DIRECTIONS
Reproduce all the lines below exactly and omit the images.

AVAILABLE DATA
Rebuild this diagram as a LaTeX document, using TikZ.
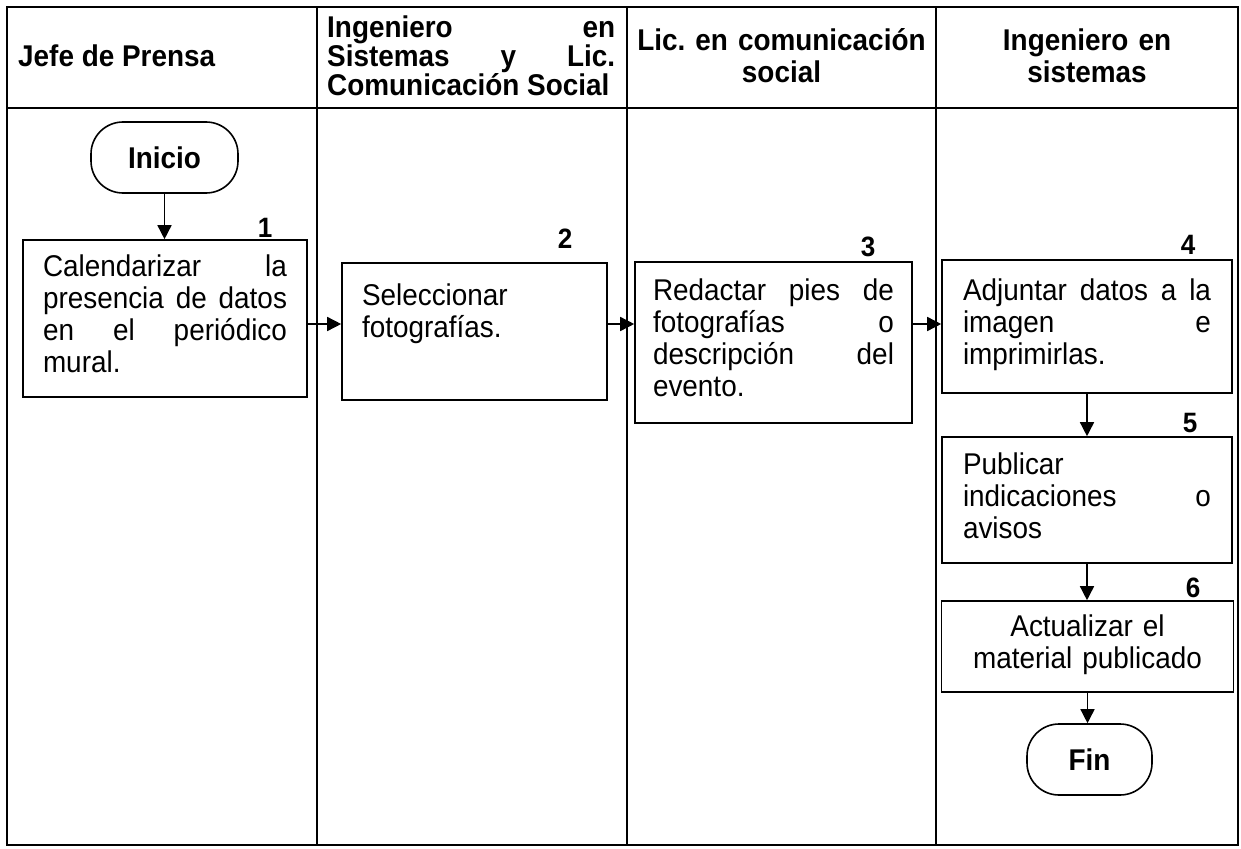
\documentclass[tikz,border=0pt]{standalone}
\usepackage{fontspec}
\setmainfont{Liberation Sans}[FakeStretch=0.93]
\usetikzlibrary{arrows.meta,calc}
\newcommand\myst{\rule{0pt}{23pt}}
\newcommand\bxst{\rule[-9.5pt]{0pt}{22.5pt}}
\begin{document}
\frenchspacing
\begin{tikzpicture}[x=1pt,y=-1pt,
  frame/.style={line width=2.2pt},
  lane/.style={line width=1.6pt},
  hd/.style={inner sep=0pt, font=\bfseries\fontsize{30}{32}\selectfont},
  pbox/.style={draw, line width=1.6pt, inner xsep=20pt, inner ysep=0pt, align=justify, font=\fontsize{30}{32}\selectfont},
  term/.style={draw, line width=1.6pt, rounded corners=32pt, minimum height=71pt, inner sep=0pt, font=\bfseries\fontsize{30}{32}\selectfont},
  num/.style={inner sep=0pt, anchor=base, font=\bfseries\fontsize{28}{30}\selectfont},
  arr/.style={line width=1.5pt, -{Triangle[length=14pt,width=14pt]}}]
\useasboundingbox (0,0) rectangle (1241,848);
% table
\draw[frame] (7,7) rectangle (1238,845);
\draw[lane] (7,108) -- (1238,108);
\draw[lane] (317,7) -- (317,845);
\draw[lane] (627,7) -- (627,845);
\draw[lane] (936,7) -- (936,845);
% headers
\node[hd, anchor=base west] (h1) at (18,67) {Jefe de Prensa};
\node[hd, anchor=north west, text width=288pt, align=justify, font=\bfseries\fontsize{30}{27}\selectfont] (h2) at (327,14) {\myst Ingeniero en\linebreak Sistemas y Lic.\linebreak Comunicación Social};
\node[hd, anchor=north, text width=300pt, align=center] (h3) at (781.5,27) {\myst Lic. en comunicación\\social};
\node[hd, anchor=north, text width=300pt, align=center] (h4) at (1087,27) {\myst Ingeniero en\\sistemas};
% terminals
\node[term, minimum width=147pt] (ini) at (164.5,157.5) {Inicio};
\node[term, minimum width=125pt] (fin) at (1089.5,759.5) {Fin};
% process boxes
\node[pbox, text width=244pt, minimum height=157pt] (b1) at (165,318.5) {\bxst Calendarizar la\linebreak presencia de datos\linebreak en el periódico\linebreak mural.\bxst};
\node[pbox, text width=225pt, minimum height=137pt, align=left] (b2) at (474.5,331.5) {\bxst Seleccionar\\fotografías.\\\bxst};
\node[pbox, text width=241pt, inner xsep=18pt, minimum height=161pt] (b3) at (773.5,342.5) {\bxst Redactar pies de\linebreak fotografías o\linebreak descripción del\linebreak evento.\bxst};
\node[pbox, text width=248pt, inner xsep=21pt, minimum height=133pt] (b4) at (1087,326.5) {\bxst Adjuntar datos a la\linebreak imagen e\linebreak imprimirlas.\bxst};
\node[pbox, text width=248pt, inner xsep=21pt, minimum height=126pt] (b5) at (1087,500) {\bxst Publicar\linebreak indicaciones o\linebreak avisos\bxst};
\node[pbox, text width=250pt, inner xsep=21pt, minimum height=91pt, align=center] (b6) at (1087.5,646.5) {\bxst Actualizar el\\material publicado\bxst};
% step numbers
\node[num] (n1) at (265,237) {1};
\node[num] (n2) at (565,248) {2};
\node[num] (n3) at (868,256) {3};
\node[num] (n4) at (1188,254) {4};
\node[num] (n5) at (1190,432) {5};
\node[num] (n6) at (1193,597) {6};
% connectors
\coordinate (flow) at (0,324);
\draw[arr] (ini.south) -- (ini.south |- b1.north);
\draw[arr] (b1.east |- flow) -- (b2.west |- flow);
\draw[arr] (b2.east |- flow) -- (b3.west |- flow);
\draw[arr] (b3.east |- flow) -- (b4.west |- flow);
\draw[arr] (b4.south) -- (b4.south |- b5.north);
\draw[arr] (b5.south) -- (b5.south |- b6.north);
\draw[arr] (b6.south) -- (b6.south |- fin.north);
\end{tikzpicture}
\end{document}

EXERCISE ANSWER
Rebuild this diagram as a LaTeX document, using TikZ.
\documentclass[tikz,border=0pt]{standalone}
\usepackage{fontspec}
\setmainfont{Liberation Sans}[FakeStretch=0.93]
\usetikzlibrary{arrows.meta,calc}
\newcommand\myst{\rule{0pt}{23pt}}
\newcommand\bxst{\rule[-9.5pt]{0pt}{22.5pt}}
\begin{document}
\frenchspacing
\begin{tikzpicture}[x=1pt,y=-1pt,
  frame/.style={line width=2.2pt},
  lane/.style={line width=1.6pt},
  hd/.style={inner sep=0pt, font=\bfseries\fontsize{30}{32}\selectfont},
  pbox/.style={draw, line width=1.6pt, inner xsep=20pt, inner ysep=0pt, align=justify, font=\fontsize{30}{32}\selectfont},
  term/.style={draw, line width=1.6pt, rounded corners=32pt, minimum height=71pt, inner sep=0pt, font=\bfseries\fontsize{30}{32}\selectfont},
  num/.style={inner sep=0pt, anchor=base, font=\bfseries\fontsize{28}{30}\selectfont},
  arr/.style={line width=1.5pt, -{Triangle[length=14pt,width=14pt]}}]
\useasboundingbox (0,0) rectangle (1241,848);
% table
\draw[frame] (7,7) rectangle (1238,845);
\draw[lane] (7,108) -- (1238,108);
\draw[lane] (317,7) -- (317,845);
\draw[lane] (627,7) -- (627,845);
\draw[lane] (936,7) -- (936,845);
% headers
\node[hd, anchor=base west] (h1) at (18,67) {Jefe de Prensa};
\node[hd, anchor=north west, text width=288pt, align=justify, font=\bfseries\fontsize{30}{27}\selectfont] (h2) at (327,14) {\myst Ingeniero en\linebreak Sistemas y Lic.\linebreak Comunicación Social};
\node[hd, anchor=north, text width=300pt, align=center] (h3) at (781.5,27) {\myst Lic. en comunicación\\social};
\node[hd, anchor=north, text width=300pt, align=center] (h4) at (1087,27) {\myst Ingeniero en\\sistemas};
% terminals
\node[term, minimum width=147pt] (ini) at (164.5,157.5) {Inicio};
\node[term, minimum width=125pt] (fin) at (1089.5,759.5) {Fin};
% process boxes
\node[pbox, text width=244pt, minimum height=157pt] (b1) at (165,318.5) {\bxst Calendarizar la\linebreak presencia de datos\linebreak en el periódico\linebreak mural.\bxst};
\node[pbox, text width=225pt, minimum height=137pt, align=left] (b2) at (474.5,331.5) {\bxst Seleccionar\\fotografías.\\\bxst};
\node[pbox, text width=241pt, inner xsep=18pt, minimum height=161pt] (b3) at (773.5,342.5) {\bxst Redactar pies de\linebreak fotografías o\linebreak descripción del\linebreak evento.\bxst};
\node[pbox, text width=248pt, inner xsep=21pt, minimum height=133pt] (b4) at (1087,326.5) {\bxst Adjuntar datos a la\linebreak imagen e\linebreak imprimirlas.\bxst};
\node[pbox, text width=248pt, inner xsep=21pt, minimum height=126pt] (b5) at (1087,500) {\bxst Publicar\linebreak indicaciones o\linebreak avisos\bxst};
\node[pbox, text width=250pt, inner xsep=21pt, minimum height=91pt, align=center] (b6) at (1087.5,646.5) {\bxst Actualizar el\\material publicado\bxst};
% step numbers
\node[num] (n1) at (265,237) {1};
\node[num] (n2) at (565,248) {2};
\node[num] (n3) at (868,256) {3};
\node[num] (n4) at (1188,254) {4};
\node[num] (n5) at (1190,432) {5};
\node[num] (n6) at (1193,597) {6};
% connectors
\coordinate (flow) at (0,324);
\draw[arr] (ini.south) -- (ini.south |- b1.north);
\draw[arr] (b1.east |- flow) -- (b2.west |- flow);
\draw[arr] (b2.east |- flow) -- (b3.west |- flow);
\draw[arr] (b3.east |- flow) -- (b4.west |- flow);
\draw[arr] (b4.south) -- (b4.south |- b5.north);
\draw[arr] (b5.south) -- (b5.south |- b6.north);
\draw[arr] (b6.south) -- (b6.south |- fin.north);
\end{tikzpicture}
\end{document}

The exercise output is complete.